One group’s fight for humane treatment, and the victories they win, always impact how people think about similar injustices. Once it became unacceptable - and legally actionable - to starve and beat your dog, this lady had the framework to argue that it should be equally unacceptable to starve and beat your child.
Which still begs the question: why was the default that bad to begin with? And why was there more concern for an abused pet than there was for an abused child? Well, as I see it, neglect and mistreatment is not distributed equally in any population. The same way that women being romanticized and showered with pretty words didn’t mean society did jack shit about domestic violence, animals being put on a pedestal as innocent and majestic didn’t mean they weren’t treated horribly. And a lot of them still are.
I’m reminded also of a moment in Victor Hugo’s Les Miserables where a street urchin fights some waterfowl for a crust of bread. People were starving in Paris, but the rich still went to the public park and fed the swans. Does this mean swans had it so good? Hell no. A situation where someone's access to food depends on whether someone better off decides to be charitable is inherently unjust and precarious. But it does mean you have to look deeper than the over-culture’s representation of an oppressed group - because there’s always a minority that’s “receiving bread,“ sort of. Sometimes. Definitely when the cameras are rolling. And that doesn’t mean they have any institutional power or self-determination.
(Note: Les Mis is fictional. But the dynamic I’m describing is not.)

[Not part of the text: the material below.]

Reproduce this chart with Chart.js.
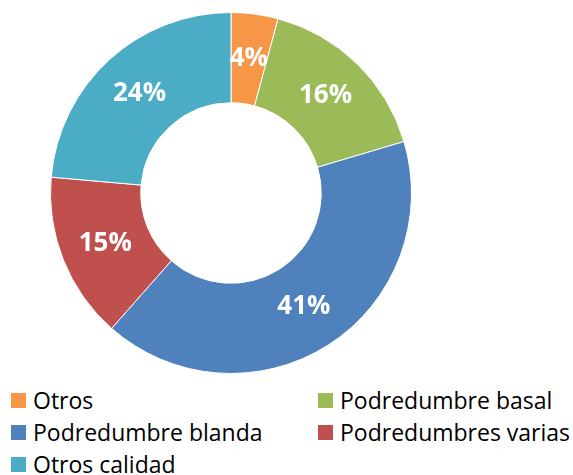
<!DOCTYPE html>
<html>
<head>
<meta charset="utf-8">
<script src="https://cdn.jsdelivr.net/npm/chart.js@4"></script>
<style>
   html, body { margin: 0; padding: 0; background: #fff; }
   #wrap { position: relative; width: 573px; height: 475px; overflow: hidden; }
   #chartBox { position: absolute; left: 50px; top: 12px; width: 362px; height: 362px; }
   #legend { position: absolute; left: 11px; top: 385px; width: 562px; font-family: "Open Sans", sans-serif; font-size: 23px; color: #000; }
   .item { position: absolute; height: 32px; line-height: 32px; white-space: nowrap; }
   .box { position: absolute; left: 0; top: 8px; width: 15px; height: 15px; }
   .txt { position: absolute; left: 22px; top: -1px; }
</style>
</head>
<body>
<div id="wrap">
   <div id="chartBox"><canvas id="chart1" width="362" height="362"></canvas></div>
   <div id="legend"></div>
</div>
<script>
/*=================================>> DATA <<=================================*/

const categories = ["Otros", "Podredumbre basal", "Podredumbre blanda", "Podredumbres varias", "Otros calidad"];
const shares = [4.2, 16.2, 41.1, 14.9, 23.6];
const colors = ["#F79646", "#9BBB59", "#4F81BD", "#C0504D", "#4BACC6"];

/*=================================>> LABELS <<=================================*/

const sliceLabels = {
   id: "sliceLabels",
   afterDatasetsDraw(chart) {
      const ctx = chart.ctx;
      const meta = chart.getDatasetMeta(0);
      const total = shares.reduce((a, b) => a + b, 0);
      ctx.save();
      ctx.font = 'bold 26px "Open Sans"';
      ctx.fillStyle = "#fff";
      ctx.textAlign = "center";
      ctx.textBaseline = "middle";
      meta.data.forEach((arc, i) => {
         const pos = arc.tooltipPosition();
         const pct = Math.round(shares[i] / total * 100);
         ctx.fillText(`${pct}%`, pos.x, pos.y);
      });
      ctx.restore();
   }
};

/*=================================>> CHART <<=================================*/

const canva = document.querySelector("#chart1");
new Chart(canva, {
   type: "doughnut",
   data: {
      labels: categories,
      datasets: [{
         data: shares,
         backgroundColor: colors,
         borderColor: "#fff",
         borderWidth: 1,
      }]
   },
   options: {
      responsive: false,
      animation: false,
      cutout: "50%",
      layout: { padding: 0 },
      plugins: {
         legend: { display: false },
         tooltip: { enabled: false },
      }
   },
   plugins: [sliceLabels]
});

// two column legend, filled row by row
const legend = document.querySelector("#legend");
categories.forEach((name, i) => {
   const item = document.createElement("div");
   item.className = "item";
   item.style.left = (i % 2 === 0 ? 0 : 307) + "px";
   item.style.top = (Math.floor(i / 2) * 32) + "px";
   item.innerHTML = `<span class="box" style="background:${colors[i]}"></span><span class="txt">${name}</span>`;
   legend.appendChild(item);
});
</script>
</body>
</html>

For too long, the fact that lots of women weren’t being beaten was used as an excuse for ignoring the ones that were. And for portraying womens’ rights as an affront to all the nice men who would have acted benevolently towards them anyway - the ones who weren’t rapists even when rape was legal, for instance. There are direct correlations to be drawn between this and the way society tries to argue, now, that youth rights is some sort of insult to parents. Parents who aren’t abusive have every reason to be all for it.